▸ **MATERIAL SUPPLIED**
====================
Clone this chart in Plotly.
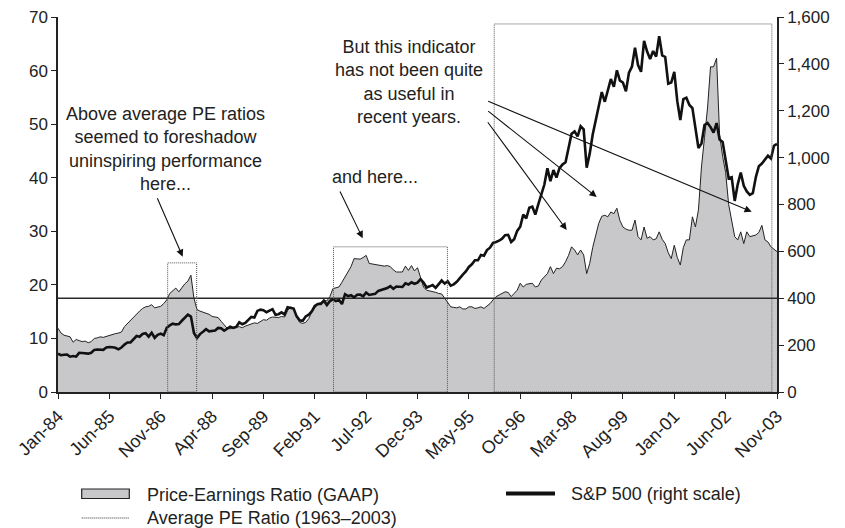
====================
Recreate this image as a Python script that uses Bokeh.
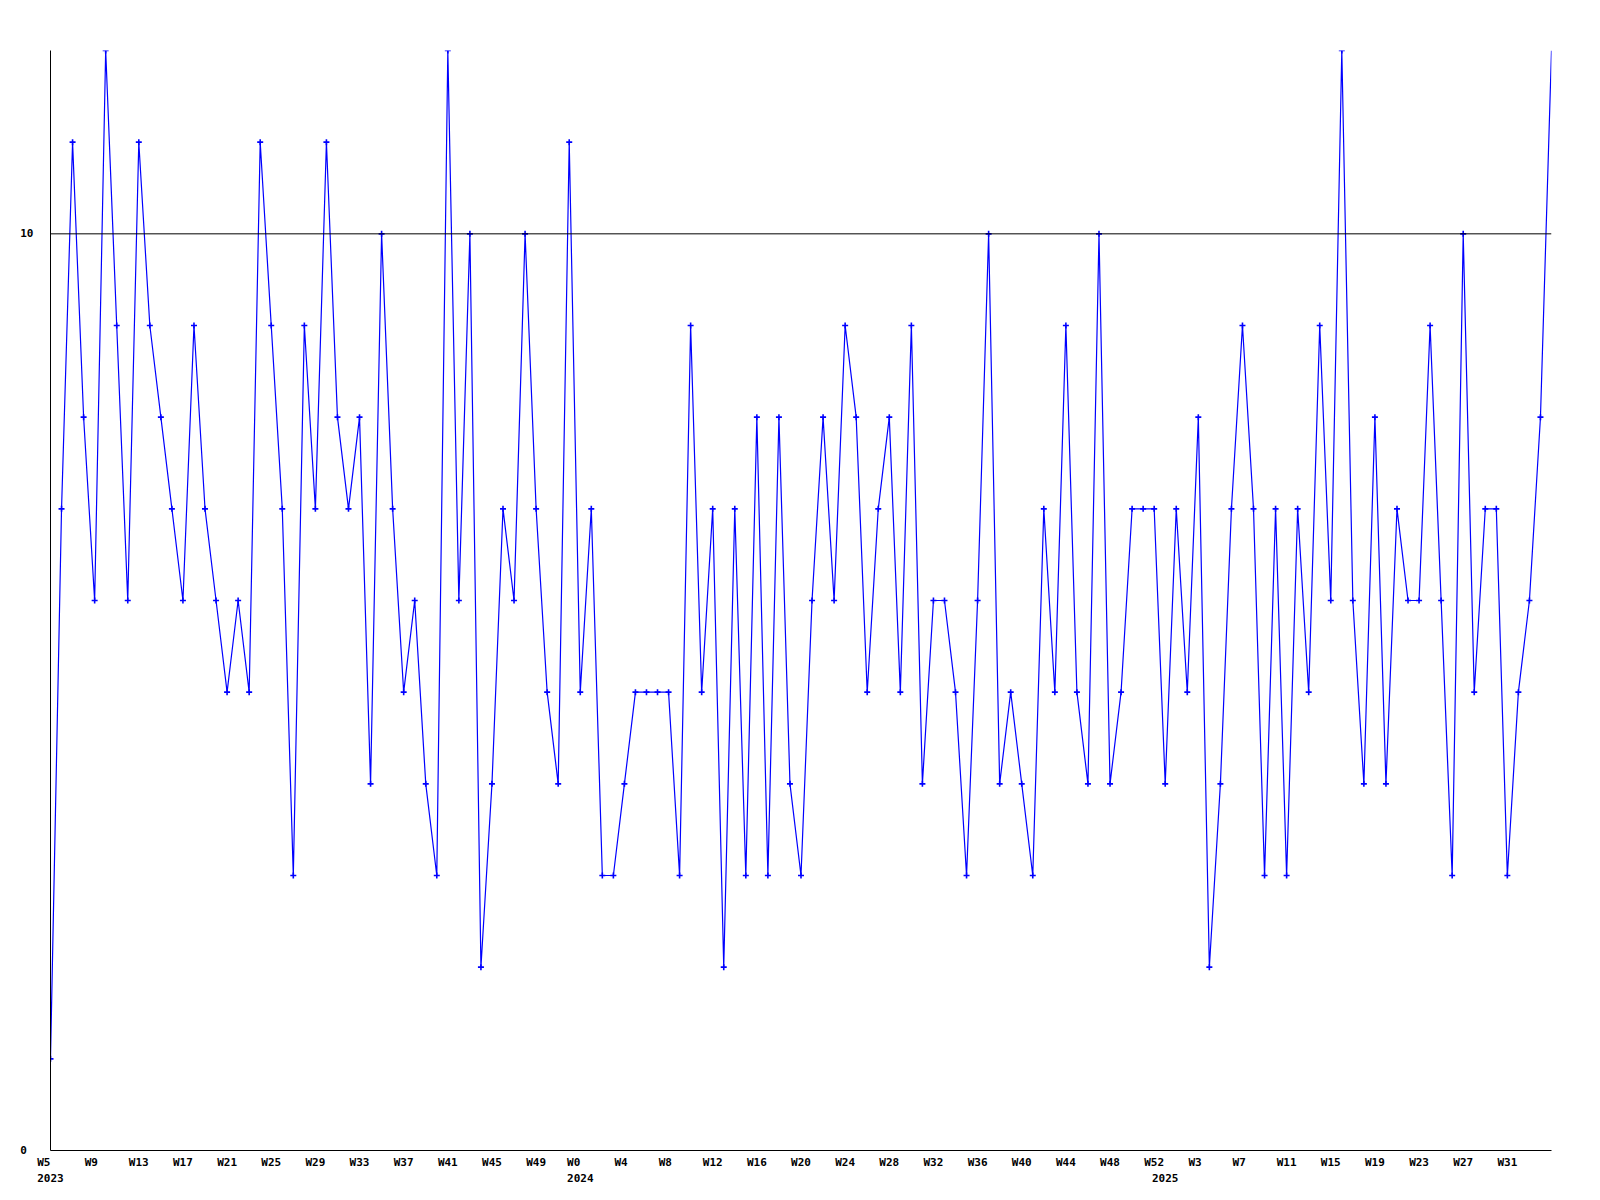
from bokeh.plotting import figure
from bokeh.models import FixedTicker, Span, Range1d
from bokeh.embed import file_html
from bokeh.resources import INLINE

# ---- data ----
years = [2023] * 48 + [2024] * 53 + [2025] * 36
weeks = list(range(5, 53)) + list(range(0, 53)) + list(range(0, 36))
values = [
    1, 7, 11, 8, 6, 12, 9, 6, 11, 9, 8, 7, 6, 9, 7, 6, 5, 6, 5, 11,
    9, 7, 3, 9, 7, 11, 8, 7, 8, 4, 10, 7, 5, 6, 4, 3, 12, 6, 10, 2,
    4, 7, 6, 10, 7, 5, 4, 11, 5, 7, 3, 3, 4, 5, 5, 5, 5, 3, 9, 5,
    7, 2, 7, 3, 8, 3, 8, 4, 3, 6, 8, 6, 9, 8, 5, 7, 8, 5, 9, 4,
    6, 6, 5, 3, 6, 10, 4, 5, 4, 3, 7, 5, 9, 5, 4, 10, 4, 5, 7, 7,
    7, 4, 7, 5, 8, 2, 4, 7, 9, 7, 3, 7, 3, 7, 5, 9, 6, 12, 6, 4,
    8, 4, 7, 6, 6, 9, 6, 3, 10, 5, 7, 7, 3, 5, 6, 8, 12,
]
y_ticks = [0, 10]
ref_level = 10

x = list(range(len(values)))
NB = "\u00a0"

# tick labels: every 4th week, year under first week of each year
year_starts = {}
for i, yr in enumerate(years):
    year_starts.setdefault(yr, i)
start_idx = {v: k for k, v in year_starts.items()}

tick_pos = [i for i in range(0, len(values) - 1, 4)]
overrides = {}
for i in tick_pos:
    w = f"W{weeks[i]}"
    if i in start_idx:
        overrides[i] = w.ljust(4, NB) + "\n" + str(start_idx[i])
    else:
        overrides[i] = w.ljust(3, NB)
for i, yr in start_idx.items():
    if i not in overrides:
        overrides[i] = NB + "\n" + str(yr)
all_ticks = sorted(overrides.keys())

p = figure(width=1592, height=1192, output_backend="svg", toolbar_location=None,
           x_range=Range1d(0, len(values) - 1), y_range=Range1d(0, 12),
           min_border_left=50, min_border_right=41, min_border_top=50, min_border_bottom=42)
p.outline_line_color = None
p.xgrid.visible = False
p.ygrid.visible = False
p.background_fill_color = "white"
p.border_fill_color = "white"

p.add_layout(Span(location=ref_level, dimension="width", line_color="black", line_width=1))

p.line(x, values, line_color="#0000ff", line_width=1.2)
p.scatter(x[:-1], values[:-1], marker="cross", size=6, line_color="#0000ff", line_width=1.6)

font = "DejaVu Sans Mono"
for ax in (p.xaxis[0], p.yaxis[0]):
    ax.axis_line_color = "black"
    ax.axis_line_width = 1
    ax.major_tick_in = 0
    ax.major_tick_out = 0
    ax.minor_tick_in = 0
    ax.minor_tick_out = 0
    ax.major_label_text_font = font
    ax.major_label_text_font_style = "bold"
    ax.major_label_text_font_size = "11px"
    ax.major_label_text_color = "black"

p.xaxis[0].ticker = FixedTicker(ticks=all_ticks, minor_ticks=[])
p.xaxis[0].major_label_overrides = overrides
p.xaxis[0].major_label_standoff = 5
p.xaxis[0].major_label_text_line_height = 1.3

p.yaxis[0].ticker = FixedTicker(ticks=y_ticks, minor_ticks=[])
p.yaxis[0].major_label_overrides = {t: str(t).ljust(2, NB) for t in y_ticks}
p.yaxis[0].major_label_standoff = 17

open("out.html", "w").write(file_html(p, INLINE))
====================
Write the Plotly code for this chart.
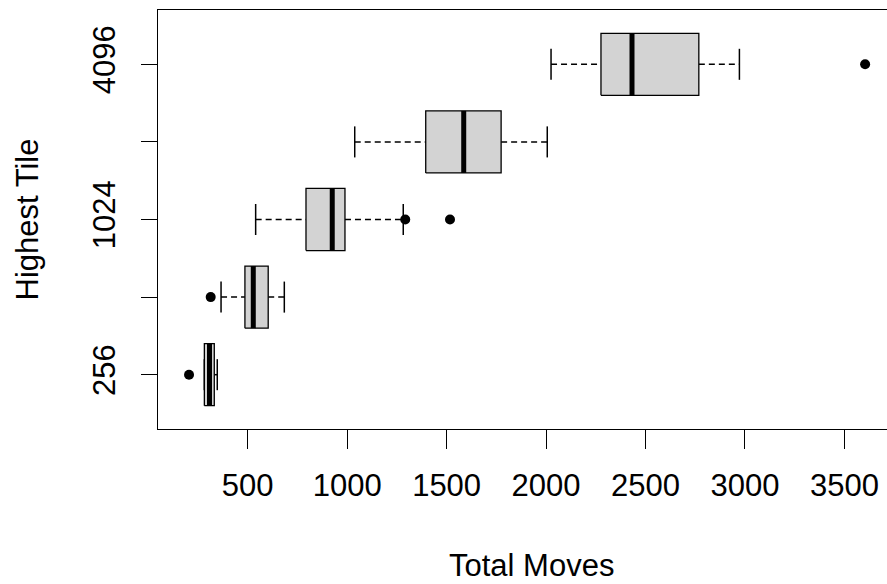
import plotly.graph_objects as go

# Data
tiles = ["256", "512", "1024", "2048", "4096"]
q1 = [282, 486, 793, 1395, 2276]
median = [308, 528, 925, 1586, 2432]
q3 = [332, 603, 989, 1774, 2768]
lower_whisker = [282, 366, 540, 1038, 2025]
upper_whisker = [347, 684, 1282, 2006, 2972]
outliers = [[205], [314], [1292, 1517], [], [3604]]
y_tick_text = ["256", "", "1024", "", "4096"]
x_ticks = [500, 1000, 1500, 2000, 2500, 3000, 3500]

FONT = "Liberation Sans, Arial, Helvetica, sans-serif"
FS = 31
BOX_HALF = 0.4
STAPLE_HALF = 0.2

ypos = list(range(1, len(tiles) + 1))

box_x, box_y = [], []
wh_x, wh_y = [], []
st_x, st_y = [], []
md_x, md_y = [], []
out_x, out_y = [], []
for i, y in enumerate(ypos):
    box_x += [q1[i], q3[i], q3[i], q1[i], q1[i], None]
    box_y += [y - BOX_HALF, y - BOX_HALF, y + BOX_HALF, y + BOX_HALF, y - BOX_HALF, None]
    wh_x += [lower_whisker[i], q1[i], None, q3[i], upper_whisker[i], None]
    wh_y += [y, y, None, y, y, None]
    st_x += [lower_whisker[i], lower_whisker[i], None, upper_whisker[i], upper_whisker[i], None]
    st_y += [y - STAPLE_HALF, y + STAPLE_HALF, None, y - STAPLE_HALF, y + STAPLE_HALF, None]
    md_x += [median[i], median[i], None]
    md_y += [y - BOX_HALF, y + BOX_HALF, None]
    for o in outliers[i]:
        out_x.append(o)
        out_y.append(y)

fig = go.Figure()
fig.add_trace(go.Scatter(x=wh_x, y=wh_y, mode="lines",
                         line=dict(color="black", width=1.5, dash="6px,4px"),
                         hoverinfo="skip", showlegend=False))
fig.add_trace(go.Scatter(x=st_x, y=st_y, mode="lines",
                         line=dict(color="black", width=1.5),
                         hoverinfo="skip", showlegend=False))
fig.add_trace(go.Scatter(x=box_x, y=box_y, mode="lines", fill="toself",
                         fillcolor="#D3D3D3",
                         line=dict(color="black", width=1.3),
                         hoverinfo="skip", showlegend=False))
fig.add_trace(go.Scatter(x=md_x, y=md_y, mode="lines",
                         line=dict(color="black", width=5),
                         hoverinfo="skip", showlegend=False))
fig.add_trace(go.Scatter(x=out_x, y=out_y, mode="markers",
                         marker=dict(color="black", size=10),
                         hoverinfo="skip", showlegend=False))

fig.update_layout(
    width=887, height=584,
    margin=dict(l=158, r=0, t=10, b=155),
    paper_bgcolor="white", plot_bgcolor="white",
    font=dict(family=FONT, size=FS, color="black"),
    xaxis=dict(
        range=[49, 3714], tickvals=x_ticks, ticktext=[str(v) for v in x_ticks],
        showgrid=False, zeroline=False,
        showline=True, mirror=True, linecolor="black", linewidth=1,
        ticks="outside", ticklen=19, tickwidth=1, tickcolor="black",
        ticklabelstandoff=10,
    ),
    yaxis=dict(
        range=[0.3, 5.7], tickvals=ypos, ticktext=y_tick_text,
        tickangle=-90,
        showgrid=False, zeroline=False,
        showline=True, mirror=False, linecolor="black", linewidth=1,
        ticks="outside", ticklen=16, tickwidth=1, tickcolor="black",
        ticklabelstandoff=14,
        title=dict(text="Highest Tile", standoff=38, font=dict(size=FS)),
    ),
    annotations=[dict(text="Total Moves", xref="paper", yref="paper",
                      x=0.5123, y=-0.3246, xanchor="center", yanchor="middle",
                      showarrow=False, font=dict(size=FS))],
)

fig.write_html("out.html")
====================
▸ **EXERCISE DIRECTIONS**
Say how many lines have the string "chart" in them, offering no words beyond the number.

▸ **SOLUTION TO THIS EXERCISE**
2